Война началась для нас неудачно. Первые полки союзных войск, проходя через Балтимор, подверглись нападению неприятеля, и железнодорожная линия между Балтимором и узловым пунктом возле Аннаполиса была разрушена, вследствие чего прервалось железнодорожное сообщение с Вашингтоном. Мне пришлось поэтому взять вспомогательный отряд и отправиться с ним из Филадельфии в Аннаполис, откуда по ветке, шедшей до узлового пункта, можно было добраться до главной линии на Вашингтон. В течение нескольких дней нам удалось восстановить движение на этой ветке и приспособить ее для тяжелых поездов. Когда через короткое время туда прибыл генерал Батлер 38 со своими полками, мы уже оказались в состоянии доставить в Вашингтон всю его бригаду.

Я ехал на первом паровозе, пущенном в столицу, и зорко смотрел по сторонам. Не доезжая до Вашингтона, я заметил, что телеграфные провода прижаты к земле деревянными брусьями. Я приказал остановить паровоз и побежал поднять провода, но не обратил внимания на то, что они были предварительно свернуты. В тот момент, когда я их освободил, они выпрямились и с такой силой ударили меня по лицу, что рассекли щеку, и кровь полилась из раны. В таком виде я вступил в Вашингтон с первыми войсками и имел право сказать, что (если не считать двух солдат, раненных перед тем у Балтимора) я был одним из первых, проливших кровь за отечество. Я гордился тем, что приношу пользу стране, которой я стольким обязан, и могу сказать без преувеличения, что работал день и ночь, чтобы поддерживать сообщение с Югом.

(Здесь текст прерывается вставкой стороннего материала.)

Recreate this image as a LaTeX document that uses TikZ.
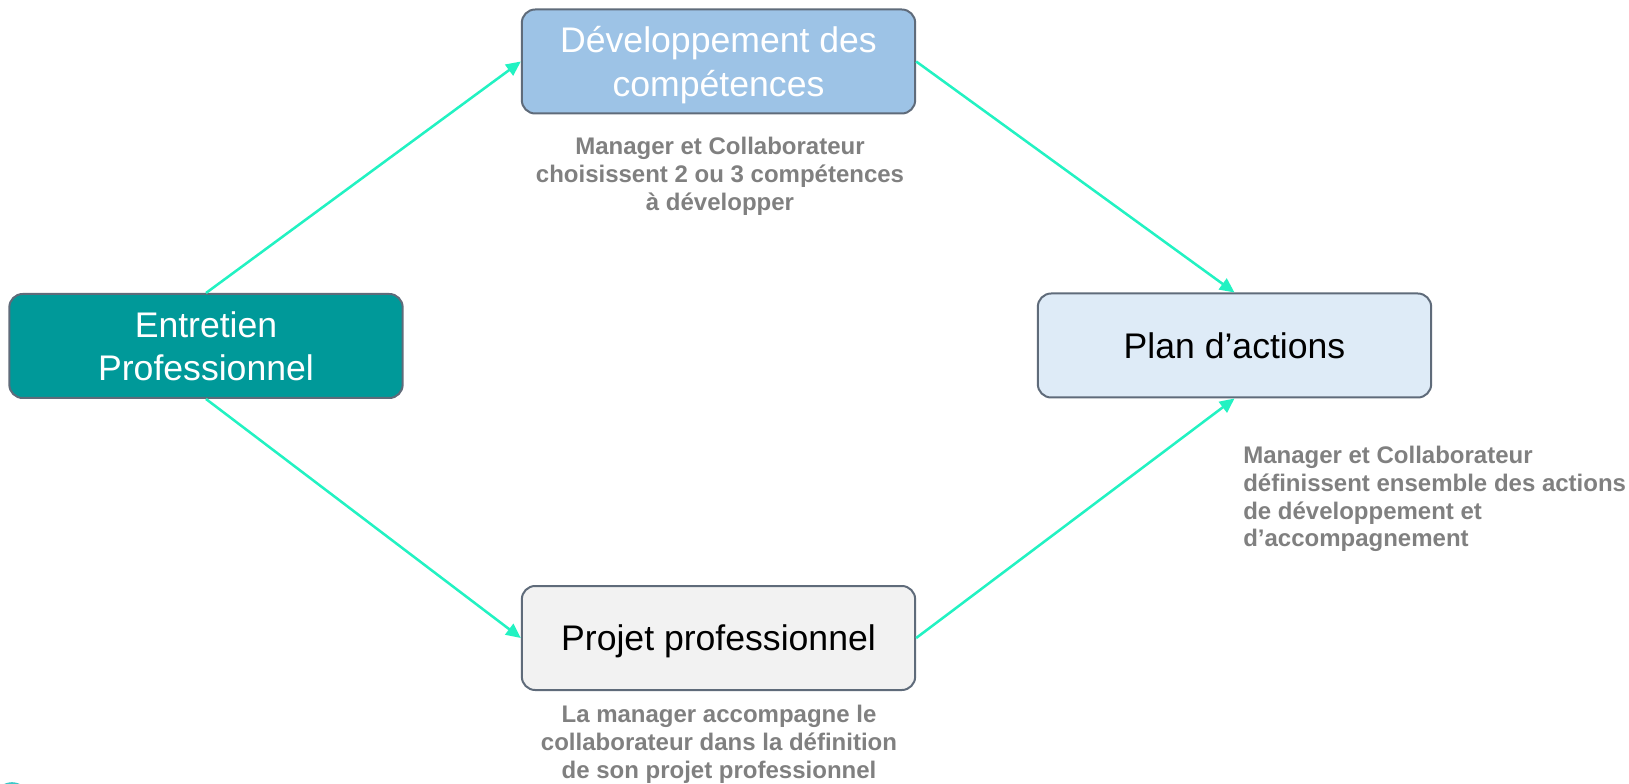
\documentclass[tikz,border=0pt]{standalone}
\usepackage{fontspec}
\setmainfont{Liberation Sans}
\usetikzlibrary{arrows.meta}

\definecolor{entfill}{HTML}{009999}
\definecolor{devfill}{HTML}{9DC3E6}
\definecolor{planfill}{HTML}{DEEBF7}
\definecolor{projfill}{HTML}{F2F2F2}
\definecolor{boxline}{HTML}{5F6B7A}
\definecolor{flowgreen}{HTML}{22F2C2}
\definecolor{notegray}{HTML}{808080}
\definecolor{markteal}{HTML}{3CC8C8}

\tikzset{
  box/.style={draw=boxline, line width=1.5pt, rounded corners=10pt,
    minimum width=295pt, minimum height=78pt, align=center, inner sep=0pt,
    text depth=0pt, font=\fontsize{26.7}{32.5}\selectfont},
  note/.style={text=notegray, inner sep=0pt,
    font=\bfseries\fontsize{18}{20.8}\selectfont},
  flow/.style={draw=flowgreen, line width=1.9pt, -{Triangle[length=11pt,width=10pt]}}
}

\begin{document}
\begin{tikzpicture}[x=0.75pt,y=-0.75pt]
 \useasboundingbox (0,0) rectangle (1629,784);

% the four steps

 \node (ent) [box, fill=entfill, text=white] at (206,346) {Entretien\\Professionnel};
 \node (dev) [box, fill=devfill, text=white] at (718.5,61.5) {Développement des\\compétences};
 \node (plan) [box, fill=planfill] at (1234.5,345.5) {Plan d’actions};
 \node (proj) [box, fill=projfill] at (718.5,638) {Projet professionnel};

% notes under the steps

 \node (devnote) [note, align=center, anchor=north] at (720,137)
   {Manager et Collaborateur\\choisissent 2 ou 3 compétences\\à développer};
 \node (plannote) [note, align=left, anchor=north west] at (1243,446)
   {Manager et Collaborateur\\définissent ensemble des actions\\de développement et\\d’accompagnement};
 \node (projnote) [note, align=center, anchor=north] at (719,705)
   {La manager accompagne le\\collaborateur dans la définition\\de son projet professionnel};

% arrows

 \draw [flow] (ent.north) -- (dev.west);
 \draw [flow] (dev.east) -- (plan.north);
 \draw [flow] (ent.south) -- (proj.west);
 \draw [flow] (proj.east) -- (plan.south);

 \draw [markteal, line width=1.2pt] (12,800) circle (17);

\end{tikzpicture}
\end{document}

Мне скоро пришлось перенести свою главную квартиру в Александрию (штат Вирджиния). Я находился там, когда произошло несчастное сражение у Булл-Ран 39. Мы сначала не поверили дошедшим до нас слухам, но вскоре они подтвердились, и стало ясно, что нужно немедленно послать на фронт все сколько-нибудь годные паровозы и вагоны, чтобы доставить оттуда наши разбитые войска.

Ближе всех к фронту оказалась станция Бёрк. Я сам поехал туда и стал отправлять один за другим поезда, набитые ранеными добровольцами. Говорили, что неприятель преследует нас по пятам, и в конце концов нам пришлось оставить этот пункт. Начальник станции и я уехали на последнем поезде в Александрию.

Там царила полная паника, некоторых наших служащих не оказалось на месте, кое-кто из машинистов и кондукторов добыли лодки и переправились через Потомак. Но большинство все-таки оставалось на своих местах, несмотря на то что в каждом звуке среди ночи люди готовы были слышать пальбу надвигающегося неприятеля. Среди наших телеграфистов на следующее утро не оказалось ни одного отсутствующего.

Вскоре после этого я возвратился в Вашингтон и поселился в военном министерстве у полковника Скотта. Так как в моем ведении находились железнодорожная и телеграфная службы, я имел возможность видеть президента Линкольна, министра Камерона 40 и мистера Сьюарда 41, а иногда и входить в личные сношения с ними.

Мистер Линкольн иногда приходил в контору и сидел у нас за столом в ожидании ответа на телеграмму или какой-нибудь справки. Все портреты этого необыкновенного человека очень на него похожи. Обычно его лицо не производило особого впечатления. Но стоило ему взволноваться или начать о чем-нибудь рассказывать, и его живые глаза начинали сверкать, придавая лицу такое оживленное выражение, какое я редко видел у других людей. Его обращение было исполнено благородной простоты, и для каждого, даже для последнего мальчика в конторе, у него находилось ласковое слово. Он был одинаково внимателен ко всем без исключения, начиная с министра Сьюарда и кончая рассыльным. Секрет обаяния, исходившего от всего его существа, заключался в том, что он отличался полной простотой и безыскусственностью. Не столько то, что он говорил, сколько то, как он говорил, привлекало к нему все сердца. Это был истинный демократ, и он доказывал каждым своим словом и делом, что для него все люди равны.